With the European electric mix of 2019, selected to rule out the effects related to the COVID-19 pandemic and international instabilities, this system could reduce primary energy consumption and emissions by up to 17% and 40%, respectively, compared to steam production with a natural gas boiler, considering the average EU energy mix. The progressive decarbonization of the grid should dramatically improve these results. The comparison with a direct electrification system with resistors was significant. With the average EU energy mix, using an electric boiler would increase primary energy consumption by 58% and CO₂ emissions by 12%, thus worsening the carbon footprint of tissue paper production. This will hold true until the electric generation mix has achieved an adequate level of decarbonization. Even at that point, however, reducing primary energy consumption will be an advantage of HTHPs.

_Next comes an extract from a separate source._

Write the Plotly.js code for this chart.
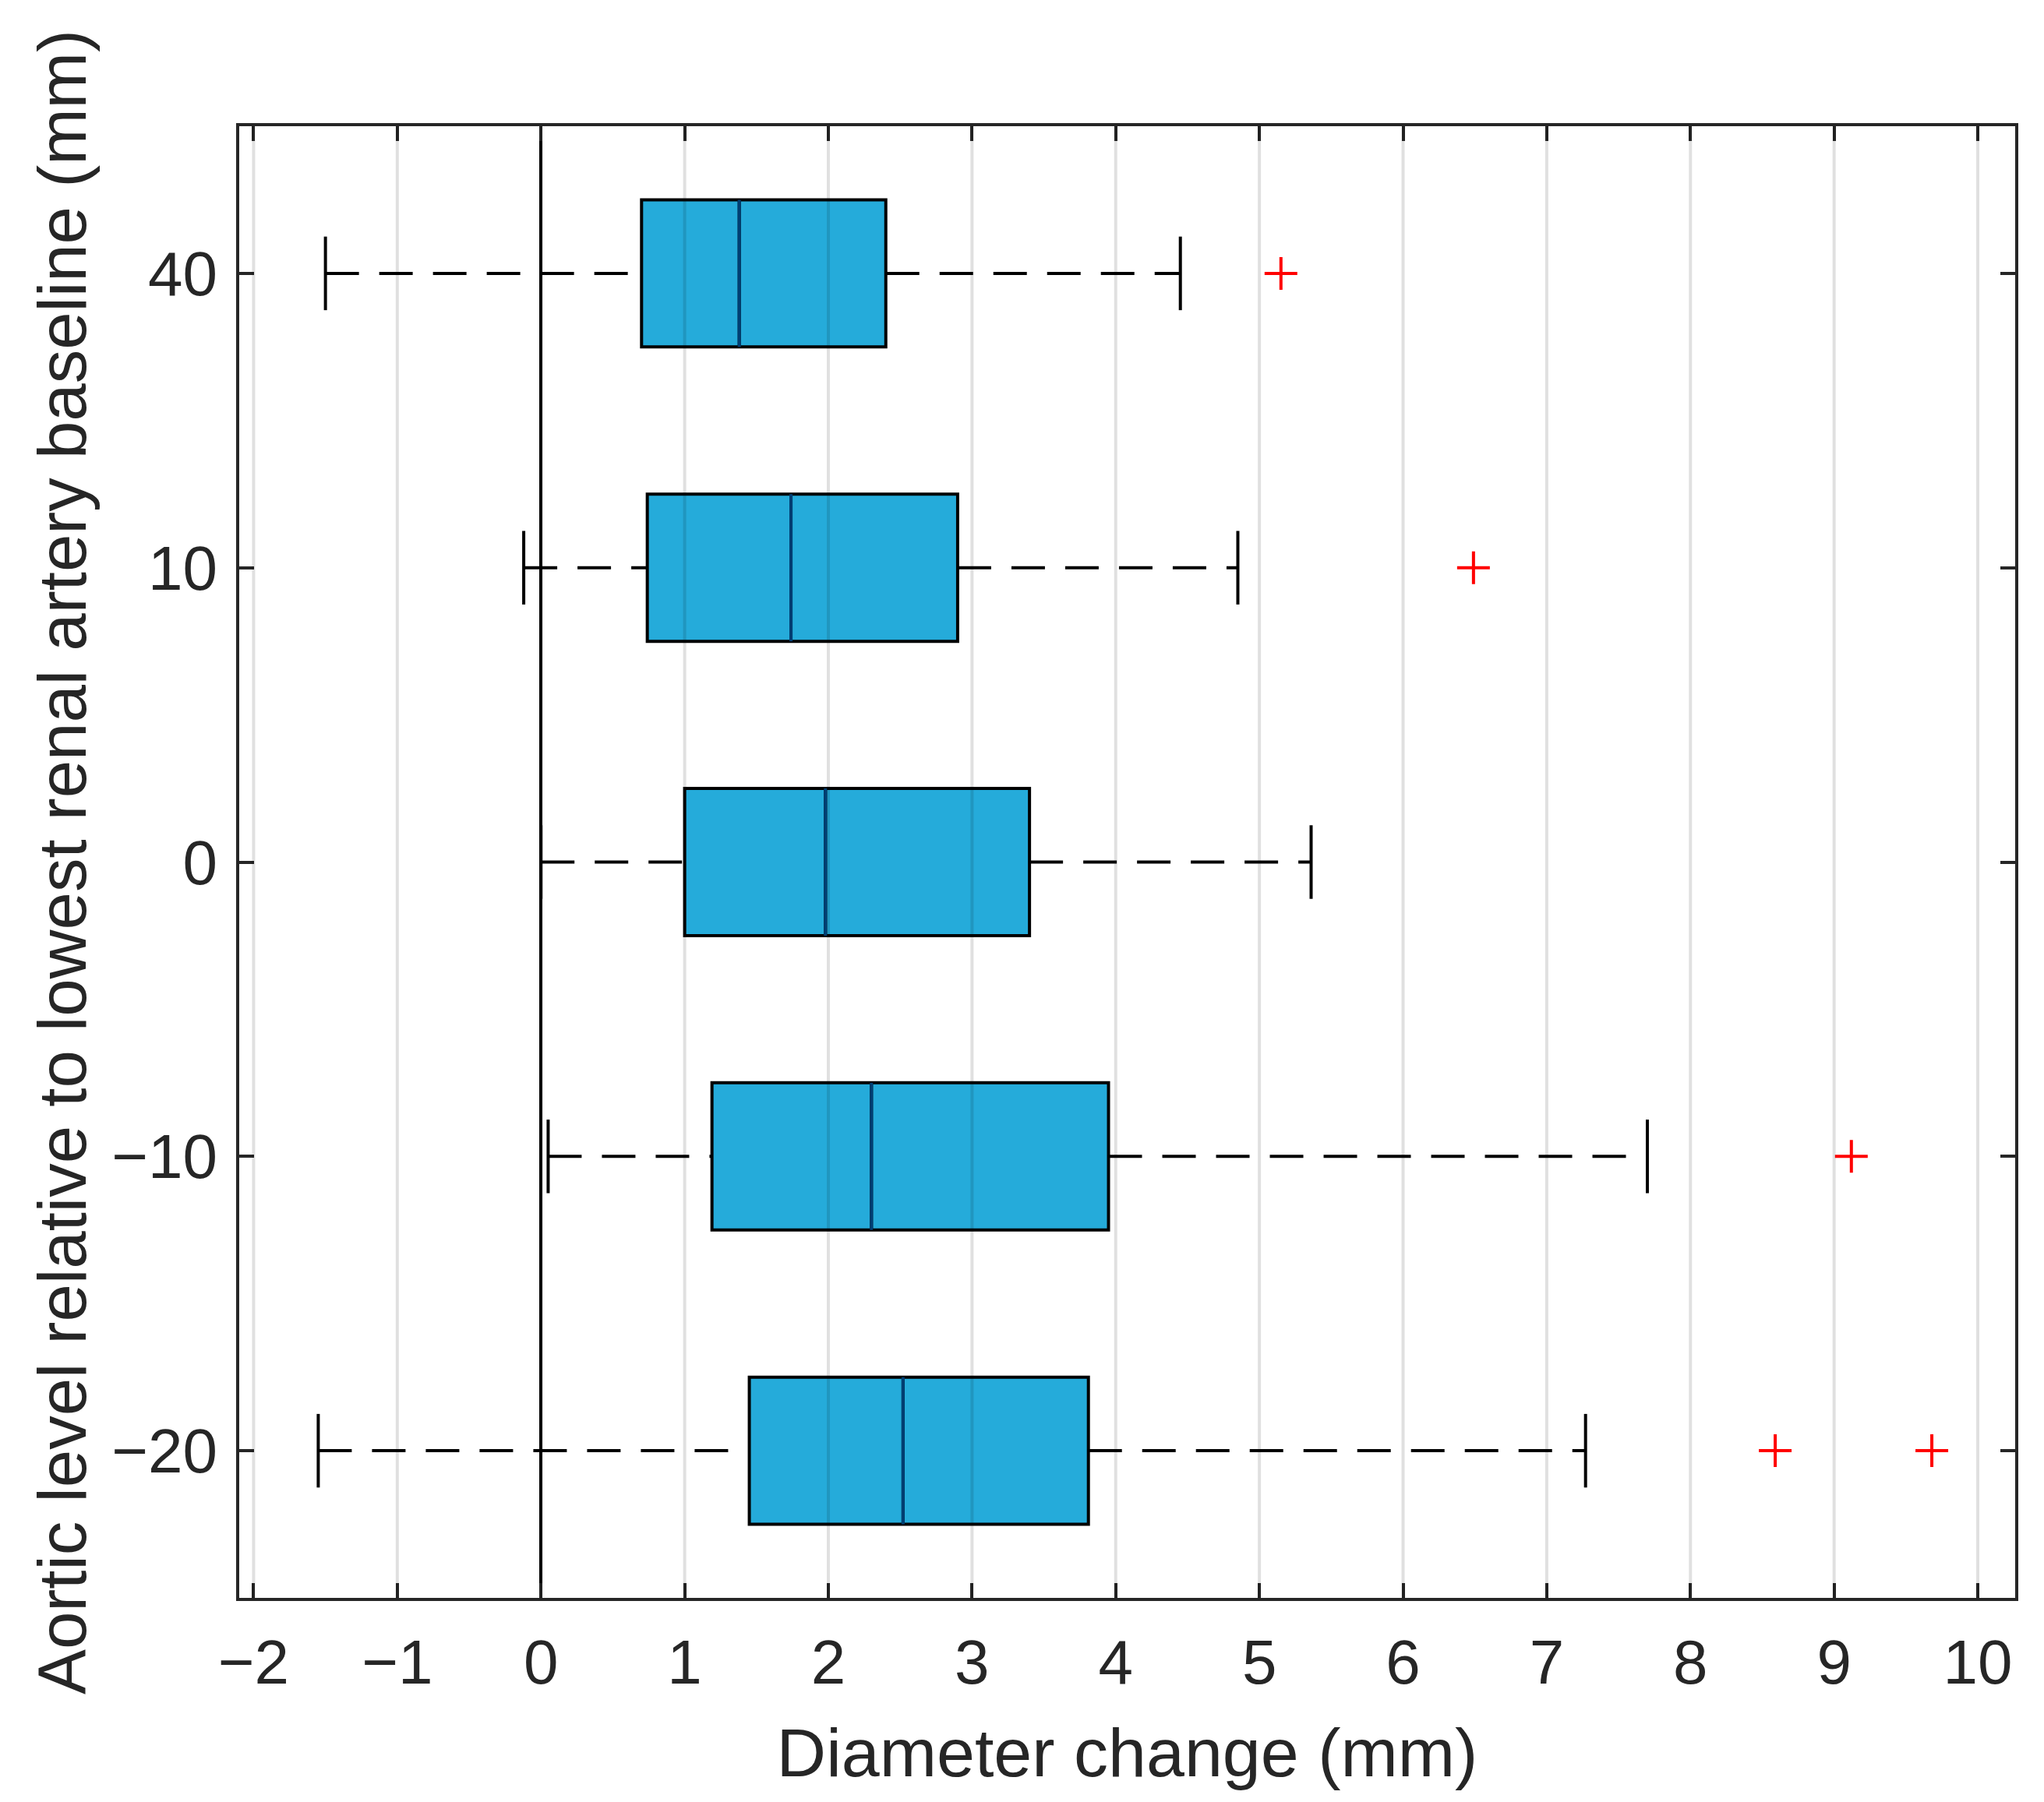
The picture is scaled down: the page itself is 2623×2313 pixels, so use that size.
<!DOCTYPE html>
<html><head><meta charset="utf-8">
<script src="https://cdn.plot.ly/plotly-3.0.1.min.js"></script>
<style>html,body{margin:0;padding:0;background:#fff}</style>
</head><body>
<div id="chart" style="width:2623px;height:2313px"></div>
<script>
// Data
const levelLabels = ['40', '10', '0', '-10', '-20'];
const lowerWhisker = [-1.50, -0.12, 0.00, 0.05, -1.55];
const q1Values = [0.70, 0.74, 1.00, 1.19, 1.45];
const medianValues = [1.38, 1.74, 1.98, 2.30, 2.52];
const q3Values = [2.40, 2.90, 3.40, 3.95, 3.81];
const upperWhisker = [4.45, 4.85, 5.36, 7.70, 7.27];
const outlierLevel = ['40', '10', '-10', '-20', '-20'];
const outlierValue = [5.15, 6.49, 9.12, 8.59, 9.68];
const xTicks = [-2, -1, 0, 1, 2, 3, 4, 5, 6, 7, 8, 9, 10];

const pos = levelLabels.map((_, i) => i);
const boxHalf = 0.25, capHalf = 0.125;
const ink = '#262626';
const font = 'Liberation Sans, Arial, Helvetica, sans-serif';
const withMinus = s => String(s).replace('-', '\u2212');

// whiskers (dashed)
const wx = [], wy = [];
pos.forEach(i => {
  wx.push(lowerWhisker[i], q1Values[i], null, q3Values[i], upperWhisker[i], null);
  wy.push(i, i, null, i, i, null);
});
// caps (solid)
const cx = [], cy = [];
pos.forEach(i => {
  cx.push(lowerWhisker[i], lowerWhisker[i], null, upperWhisker[i], upperWhisker[i], null);
  cy.push(i - capHalf, i + capHalf, null, i - capHalf, i + capHalf, null);
});
// medians
const mx = [], my = [];
pos.forEach(i => {
  mx.push(medianValues[i], medianValues[i], null);
  my.push(i - boxHalf, i + boxHalf, null);
});

const traces = [
  {
    type: 'box', orientation: 'h', y: pos,
    q1: q1Values, median: medianValues, q3: q3Values,
    lowerfence: q1Values, upperfence: q3Values,
    width: 2 * boxHalf, whiskerwidth: 0,
    fillcolor: '#25ABDA', line: { color: '#000000', width: 4 },
    hoverinfo: 'skip', showlegend: false
  },
  {
    type: 'scatter', mode: 'lines', x: wx, y: wy,
    line: { color: '#000000', width: 4, dash: '43px,26px' },
    hoverinfo: 'skip', showlegend: false
  },
  {
    type: 'scatter', mode: 'lines', x: cx, y: cy,
    line: { color: '#000000', width: 4 },
    hoverinfo: 'skip', showlegend: false
  },
  {
    type: 'scatter', mode: 'lines', x: mx, y: my,
    line: { color: '#003E73', width: 4 },
    hoverinfo: 'skip', showlegend: false
  },
  {
    type: 'scatter', mode: 'markers',
    x: outlierValue, y: outlierLevel.map(l => levelLabels.indexOf(l)),
    marker: { symbol: 'cross-thin', size: 30, color: '#FF0000', line: { color: '#FF0000', width: 4 } },
    hoverinfo: 'skip', showlegend: false
  }
];

const gridShapes = xTicks.map(v => ({
  type: 'line', xref: 'x', yref: 'paper', x0: v, x1: v, y0: 0, y1: 1,
  layer: 'above', line: { color: 'rgba(0,0,0,0.12)', width: 4 }
}));

const axisCommon = {
  ticks: 'inside', ticklen: 19, tickwidth: 4, tickcolor: ink,
  showline: true, linecolor: ink, linewidth: 4, mirror: 'ticks',
  showgrid: false,
  tickfont: { family: font, size: 80, color: ink }
};

const layout = {
  width: 2623, height: 2313,
  margin: { l: 307, r: 37, t: 162, b: 262 },
  paper_bgcolor: '#ffffff', plot_bgcolor: '#ffffff',
  showlegend: false,
  shapes: gridShapes,
  xaxis: Object.assign({}, axisCommon, {
    range: [-2.1, 10.26],
    tickmode: 'array', tickvals: xTicks, ticktext: xTicks.map(withMinus),
    ticklabelstandoff: 10,
    zeroline: true, zerolinecolor: '#000000', zerolinewidth: 4,
    title: { text: 'Diameter change (mm)', font: { family: font, size: 88, color: ink }, standoff: 42 }
  }),
  yaxis: Object.assign({}, axisCommon, {
    range: [4.5, -0.5],
    tickmode: 'array', tickvals: pos, ticktext: levelLabels.map(withMinus),
    ticklabelstandoff: 8,
    zeroline: false,
    title: { text: 'Aortic level relative to lowest renal artery baseline (mm)', font: { family: font, size: 87, color: ink }, standoff: 5 }
  })
};

Plotly.newPlot('chart', traces, layout, { staticPlot: true, displayModeBar: false });
</script>
</body></html>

With European energy prices in 2019, the cost of producing process steam would increase by 55% in the case of a heat pump. In the case of an electric boiler, however, this would increase by 196%. The results change if an emission taxation system, such as the EU’s ETS, is considered. With a carbon dioxide equivalent price of EUR 100 per equivalent CO₂ ton, the heat pump system could lead to savings of 12% compared to the baseline case (natural gas boiler). The system with an electric boiler would still increase costs by 66%, making tissue paper production potentially uneconomical and, thus, financially unsustainable.

Replacing a natural gas boiler with a heat pump implies adopting a complex device with higher capital costs than a traditional or electric boiler. The savings achieved when a carbon tax is considered would lead to a return on investment in five years if the specific CAPEX of the plant is below EUR 280, considering the average EU energy prices and energy mix. This figure appears to be lower than short-term market projections for HTHP and MVR systems; however, in some countries, such as France and Sweden, where the differential between electricity and natural gas prices is narrower, adopting such devices could already be economically viable with a PBP lower than five years.

In conclusion, efforts must be directed along two paths to make these solutions feasible in the tissue paper industry and other industrial sectors. On one hand, heat pump manufacturers must strive to increase their systems’ applicability, efficiency, and cost-effectiveness. On the other hand, investment is necessary to ensure that low-carbon electricity is increasingly available, reliable, and affordable. Additionally, it would be prudent for manufacturers of paper production equipment to adapt their systems to integrate heat pump technology.